The Warehouse At Eureka is a Grade II listed building in the Calderdale local planning authority area, England. First listed on 24 March 2010. Warehouse. 1 related planning application.

The Warehouse At Eureka

WRENN ID
silent-screen-rye
Grade
II
Local Planning Authority
Calderdale
Country
England
Date first listed
24 March 2010
Type
Warehouse
Source
Historic England listing

Description

Railway warehouse, built c.1849 by the Lancashire and Yorkshire Railway Company.

The building is constructed of narrow sandstone bricks laid in courses with slate roofs, featuring ashlar dressings to windows and cast iron lintels to the cart doors. It is relatively long and narrow with curved long sides.

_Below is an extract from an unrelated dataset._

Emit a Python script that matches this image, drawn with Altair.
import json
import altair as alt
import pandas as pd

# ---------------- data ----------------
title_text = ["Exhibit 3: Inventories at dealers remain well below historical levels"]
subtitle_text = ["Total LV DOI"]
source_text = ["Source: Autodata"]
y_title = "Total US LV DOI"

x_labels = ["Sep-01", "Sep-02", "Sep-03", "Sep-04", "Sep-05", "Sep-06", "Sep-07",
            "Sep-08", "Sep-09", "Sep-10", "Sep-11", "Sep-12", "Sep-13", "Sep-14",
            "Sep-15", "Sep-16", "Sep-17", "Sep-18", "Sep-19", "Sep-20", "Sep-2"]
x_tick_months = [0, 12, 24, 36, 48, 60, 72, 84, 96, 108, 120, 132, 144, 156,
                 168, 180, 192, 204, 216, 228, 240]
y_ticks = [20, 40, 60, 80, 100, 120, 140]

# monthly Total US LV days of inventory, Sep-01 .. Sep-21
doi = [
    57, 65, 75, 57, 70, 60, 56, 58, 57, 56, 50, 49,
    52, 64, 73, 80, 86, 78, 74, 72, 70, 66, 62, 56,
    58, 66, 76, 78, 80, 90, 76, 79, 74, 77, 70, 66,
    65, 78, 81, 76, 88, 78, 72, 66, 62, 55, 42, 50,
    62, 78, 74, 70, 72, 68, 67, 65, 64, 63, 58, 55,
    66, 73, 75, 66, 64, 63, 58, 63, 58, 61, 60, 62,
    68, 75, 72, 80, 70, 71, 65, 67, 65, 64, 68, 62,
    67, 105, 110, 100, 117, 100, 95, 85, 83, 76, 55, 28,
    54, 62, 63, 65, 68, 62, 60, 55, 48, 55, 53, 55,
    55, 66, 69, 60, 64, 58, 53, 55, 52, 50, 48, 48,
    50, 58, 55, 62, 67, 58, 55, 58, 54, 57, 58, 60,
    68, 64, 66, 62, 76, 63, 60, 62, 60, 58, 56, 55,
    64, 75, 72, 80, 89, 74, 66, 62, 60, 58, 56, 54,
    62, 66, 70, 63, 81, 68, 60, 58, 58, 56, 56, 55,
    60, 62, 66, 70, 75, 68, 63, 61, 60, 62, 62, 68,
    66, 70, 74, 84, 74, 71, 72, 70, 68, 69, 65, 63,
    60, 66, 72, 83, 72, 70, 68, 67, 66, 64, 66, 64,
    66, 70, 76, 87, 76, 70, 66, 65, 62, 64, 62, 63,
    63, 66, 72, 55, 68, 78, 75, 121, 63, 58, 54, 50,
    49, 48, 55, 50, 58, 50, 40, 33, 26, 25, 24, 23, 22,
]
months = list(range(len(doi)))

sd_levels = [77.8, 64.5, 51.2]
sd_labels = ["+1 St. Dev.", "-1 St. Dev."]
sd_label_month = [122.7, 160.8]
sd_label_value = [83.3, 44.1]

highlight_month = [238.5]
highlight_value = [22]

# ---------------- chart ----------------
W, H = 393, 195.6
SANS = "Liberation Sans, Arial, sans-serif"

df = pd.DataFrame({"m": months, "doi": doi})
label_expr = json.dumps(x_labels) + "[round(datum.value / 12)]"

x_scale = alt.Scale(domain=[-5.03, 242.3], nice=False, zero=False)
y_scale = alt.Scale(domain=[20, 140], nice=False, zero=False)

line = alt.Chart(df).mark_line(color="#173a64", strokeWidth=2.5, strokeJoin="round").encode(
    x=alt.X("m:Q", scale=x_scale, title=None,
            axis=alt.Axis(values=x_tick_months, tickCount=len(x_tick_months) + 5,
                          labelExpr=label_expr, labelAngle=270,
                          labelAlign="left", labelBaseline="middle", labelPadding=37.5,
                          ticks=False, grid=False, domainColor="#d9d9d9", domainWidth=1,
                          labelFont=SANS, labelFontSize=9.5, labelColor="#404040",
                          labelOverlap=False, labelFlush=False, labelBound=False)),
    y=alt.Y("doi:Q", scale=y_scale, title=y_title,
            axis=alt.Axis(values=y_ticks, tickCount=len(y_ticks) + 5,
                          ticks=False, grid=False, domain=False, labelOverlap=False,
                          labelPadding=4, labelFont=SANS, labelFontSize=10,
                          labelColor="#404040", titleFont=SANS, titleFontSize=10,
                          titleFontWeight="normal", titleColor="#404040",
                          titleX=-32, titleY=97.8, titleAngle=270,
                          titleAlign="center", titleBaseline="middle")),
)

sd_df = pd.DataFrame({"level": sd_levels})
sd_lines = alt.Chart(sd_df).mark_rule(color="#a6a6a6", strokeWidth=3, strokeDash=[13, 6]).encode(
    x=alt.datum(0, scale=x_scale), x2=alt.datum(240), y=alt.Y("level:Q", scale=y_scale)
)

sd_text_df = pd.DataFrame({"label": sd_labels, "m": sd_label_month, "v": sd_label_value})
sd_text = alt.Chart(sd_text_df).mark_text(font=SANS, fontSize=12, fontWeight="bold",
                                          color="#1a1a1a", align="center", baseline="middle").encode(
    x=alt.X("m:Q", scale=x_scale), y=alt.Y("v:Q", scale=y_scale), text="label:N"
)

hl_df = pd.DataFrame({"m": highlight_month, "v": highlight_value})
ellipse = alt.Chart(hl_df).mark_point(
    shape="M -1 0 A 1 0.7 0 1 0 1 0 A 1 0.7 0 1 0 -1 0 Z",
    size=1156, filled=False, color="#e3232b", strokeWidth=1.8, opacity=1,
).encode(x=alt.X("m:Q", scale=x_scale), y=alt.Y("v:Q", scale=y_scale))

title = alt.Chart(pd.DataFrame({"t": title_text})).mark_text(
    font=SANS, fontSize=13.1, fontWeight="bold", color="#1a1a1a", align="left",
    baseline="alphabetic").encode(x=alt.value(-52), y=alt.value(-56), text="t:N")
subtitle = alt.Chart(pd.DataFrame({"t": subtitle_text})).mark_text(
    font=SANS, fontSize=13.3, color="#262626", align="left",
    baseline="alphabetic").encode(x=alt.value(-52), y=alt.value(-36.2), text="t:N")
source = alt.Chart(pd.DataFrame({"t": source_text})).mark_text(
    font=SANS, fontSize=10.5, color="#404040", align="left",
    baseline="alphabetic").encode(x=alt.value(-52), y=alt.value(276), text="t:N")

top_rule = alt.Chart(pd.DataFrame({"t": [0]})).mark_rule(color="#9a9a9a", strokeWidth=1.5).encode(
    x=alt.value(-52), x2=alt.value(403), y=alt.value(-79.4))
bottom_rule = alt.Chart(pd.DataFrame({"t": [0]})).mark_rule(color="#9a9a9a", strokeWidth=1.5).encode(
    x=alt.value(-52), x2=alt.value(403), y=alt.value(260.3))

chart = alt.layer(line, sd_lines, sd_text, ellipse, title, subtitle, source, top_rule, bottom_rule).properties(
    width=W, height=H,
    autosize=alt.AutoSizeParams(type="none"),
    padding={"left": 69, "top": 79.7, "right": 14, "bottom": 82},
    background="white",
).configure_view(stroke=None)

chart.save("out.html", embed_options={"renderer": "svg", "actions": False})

The main part is single storey with eight bays. On the east side are multi-paned round arched windows with ashlar dressings in each bay; the west side has five similar windows, some blocked, along with two cart entrances with double wooden boarded doors and decorative cast iron lintels. The north gable end has a similar door offset to the left, with a surviving rail track leading into the building. To the right of this is a three-light square-headed window with stone mullions, and above it a round window grille with ashlar dressings.

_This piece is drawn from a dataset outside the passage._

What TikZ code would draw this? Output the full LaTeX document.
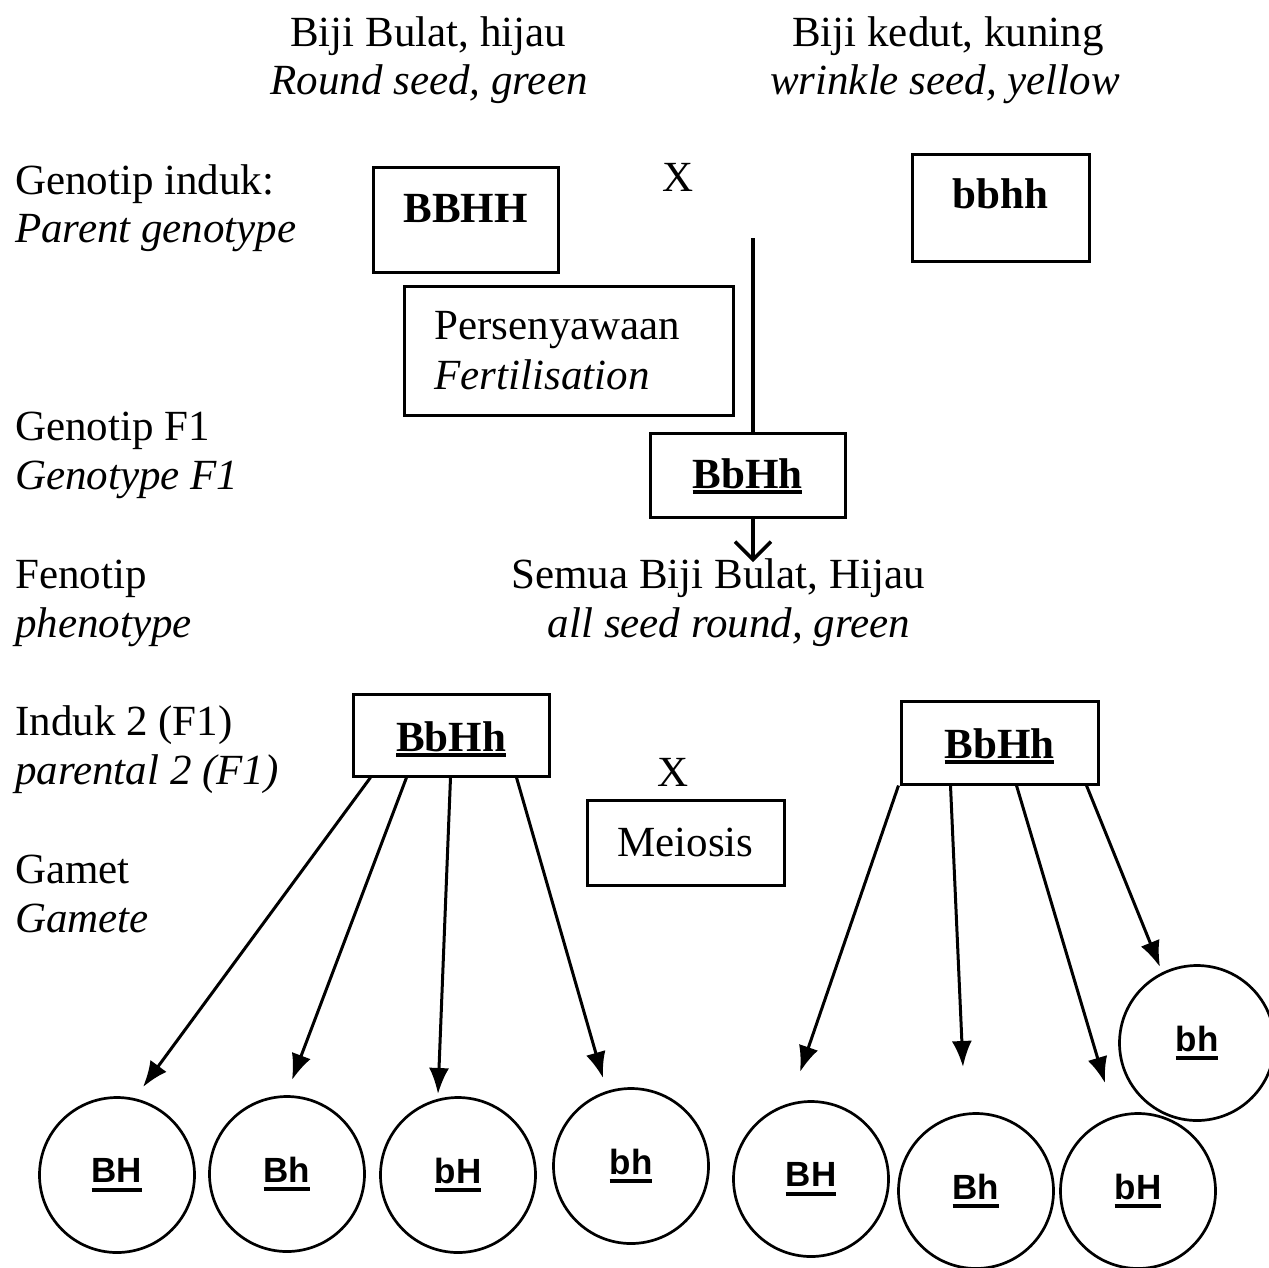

Attached to the south gable end is a two-storey section of five bays. On the east side of this section, the ground floor has similar round arched windows, while the first storey is blank. The west side has a single window and cart entrance matching those elsewhere. At the south-west corner of the building is a two-storey office extension with two 9-paned windows on each floor and a blocked door to the right. The roof features a pediment and a central chimney stack with three pots. The gable end has a blocked cart entrance to the right with stone infill and a round window above. The office extension has another window on each floor on this side.

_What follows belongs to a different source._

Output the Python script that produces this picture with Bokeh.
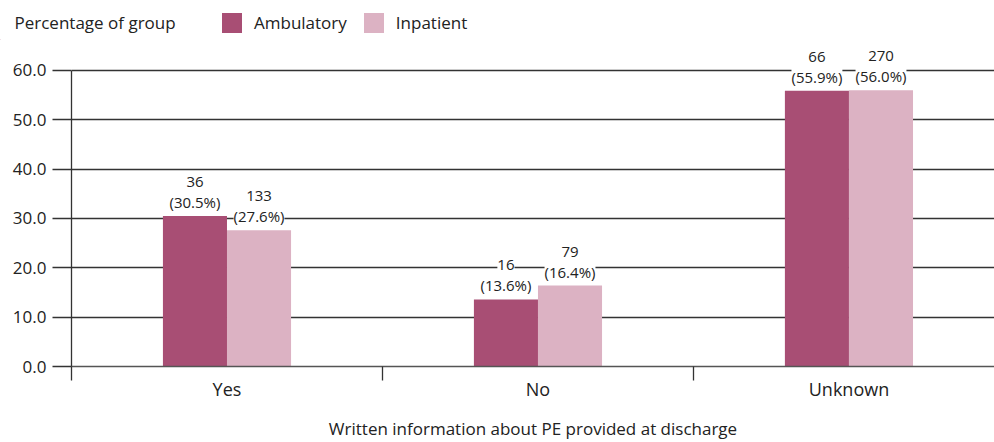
from bokeh.plotting import figure
from bokeh.models import (ColumnDataSource, LabelSet, Label, Legend, LegendItem,
                          FixedTicker, Range1d, NumeralTickFormatter)
from bokeh.core.properties import value
from bokeh.embed import file_html
from bokeh.resources import INLINE

categories = ["Yes", "No", "Unknown"]
series_names = ["Ambulatory", "Inpatient"]
ambulatory_pct = [30.5, 13.6, 55.9]
inpatient_pct = [27.6, 16.4, 56.0]
ambulatory_n = [36, 16, 66]
inpatient_n = [133, 79, 270]
y_ticks = [0, 10, 20, 30, 40, 50, 60]

AMB = "#a84e74"
INP = "#dcb2c3"
FONT = "Open Sans"
TXT = "#222222"

centers = [i + 0.5 for i in range(len(categories))]
bw = 0.206

amb_src = ColumnDataSource(dict(
    x=[c - bw / 2 for c in centers], top=ambulatory_pct,
    pct=["(%.1f%%)" % v for v in ambulatory_pct],
    n=[str(v) for v in ambulatory_n]))
inp_src = ColumnDataSource(dict(
    x=[c + bw / 2 for c in centers], top=inpatient_pct,
    pct=["(%.1f%%)" % v for v in inpatient_pct],
    n=[str(v) for v in inpatient_n]))

# ---------- header (heading + legend) ----------
h = figure(width=994, height=40, output_backend="svg", toolbar_location=None,
           x_range=Range1d(0, 994), y_range=Range1d(0, 40),
           x_axis_type=None, y_axis_type=None, min_border=0)
h.outline_line_color = None
h.grid.visible = False
# legend swatches only (placed outside the visible range)
d1 = h.vbar(x=[-5000], top=[1], width=1, fill_color=AMB, line_color=None)
d2 = h.vbar(x=[-5000], top=[1], width=1, fill_color=INP, line_color=None)
h.add_layout(Label(x=14, y=18, text="Percentage of group", text_font=FONT,
                   text_font_size="17px", text_color=TXT,
                   text_baseline="middle"))
legend = Legend(items=[LegendItem(label=series_names[0], renderers=[d1]),
                       LegendItem(label=series_names[1], renderers=[d2])],
                orientation="horizontal", location=(219, 5),
                glyph_width=25, glyph_height=25, padding=0, margin=0,
                spacing=14, label_standoff=10, border_line_color=None,
                background_fill_alpha=0, label_text_font=FONT,
                label_text_font_size="17px", label_text_color=TXT)
h.add_layout(legend, "center")

# ---------- main chart ----------
p = figure(width=994, height=402, output_backend="svg", toolbar_location=None,
           x_range=Range1d(0, 2.968), y_range=Range1d(0, 66.08),
           min_border_left=71, min_border_top=0, min_border_right=0,
           min_border_bottom=76)
p.outline_line_color = None
p.background_fill_color = "white"

p.vbar(x="x", top="top", width=bw, bottom=0, source=amb_src,
       fill_color=AMB, line_color=None)
p.vbar(x="x", top="top", width=bw, bottom=0, source=inp_src,
       fill_color=INP, line_color=None)

p.xgrid.visible = False
p.ygrid.grid_line_color = "#333333"
p.ygrid.grid_line_width = 1.3
p.ygrid.ticker = FixedTicker(ticks=y_ticks)

ya = p.yaxis[0]
ya.ticker = FixedTicker(ticks=y_ticks)
ya.bounds = (0, 60)
ya.formatter = NumeralTickFormatter(format="0.0")
ya.major_tick_out = 19
ya.major_tick_in = 0
ya.major_tick_line_color = "#333333"
ya.major_tick_line_width = 1.3
ya.minor_tick_line_color = None
ya.axis_line_color = "#333333"
ya.axis_line_width = 1.3
ya.major_label_standoff = 6
ya.major_label_text_font = FONT
ya.major_label_text_font_size = "17px"
ya.major_label_text_color = TXT

xa = p.xaxis[0]
xa.ticker = FixedTicker(ticks=centers, minor_ticks=[0, 1, 2, 3])
xa.major_label_overrides = {c: cat for c, cat in zip(centers, categories)}
xa.major_tick_line_color = None
xa.major_tick_out = 0
xa.major_tick_in = 0
xa.minor_tick_out = 14
xa.minor_tick_in = 0
xa.minor_tick_line_color = "#333333"
xa.minor_tick_line_width = 1.3
xa.axis_line_color = "#555555"
xa.axis_line_width = 1.5
xa.major_label_standoff = -4
xa.major_label_text_font = FONT
xa.major_label_text_font_size = "18px"
xa.major_label_text_color = TXT
xa.axis_label = "Written information about PE provided at discharge"
xa.axis_label_text_font = FONT
xa.axis_label_text_font_size = "17px"
xa.axis_label_text_font_style = "normal"
xa.axis_label_text_color = TXT
xa.axis_label_standoff = 13

for src in (amb_src, inp_src):
    p.add_layout(LabelSet(x="x", y="top", text="pct", source=src,
                          text_align="center", text_baseline="bottom",
                          y_offset=4, text_font=value(FONT),
                          text_font_size=value("15px"),
                          text_color=TXT,
                          background_fill_color="white"))
    p.add_layout(LabelSet(x="x", y="top", text="n", source=src,
                          text_align="center", text_baseline="bottom",
                          y_offset=29, text_font=value(FONT),
                          text_font_size=value("15px"),
                          text_color=TXT,
                          background_fill_color="white"))

open("out.html", "w").write(file_html([h, p], INLINE))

Internally, the ground floor of the main shed is a single open space. The single-storey element has timber queen post trusses. The railway track enters from the north along the east side of the building, flanked by an area for transferring freight between railway wagons and road vehicles accessing the building from the cart doors on the west side. The two-storey element has iron beams supported by cast iron columns on the ground floor, with further columns on the first floor. A small cellar is present. A raised unloading platform at the southern end is served by a series of traps or chutes from the first floor.

The first railway line to reach Halifax was a branch from the Calder Valley Line built by the West Riding Union Railway in 1844, terminating at Shaw Syke Station. The Lancashire and Yorkshire Railway extended the line northwards, and the Ordnance Survey map of Halifax from 1849 shows both the extended line and the warehouse among other buildings, now demolished. The warehouse appears shorter on the 1849 map and is consistent with the single-storey element as it then existed. The two-storey section to the south was added shortly afterwards. The office extension was in place by 1907. The building is currently unused.

The railway track running into the building from the north survives for several metres beyond the building as far as the current boundary fence.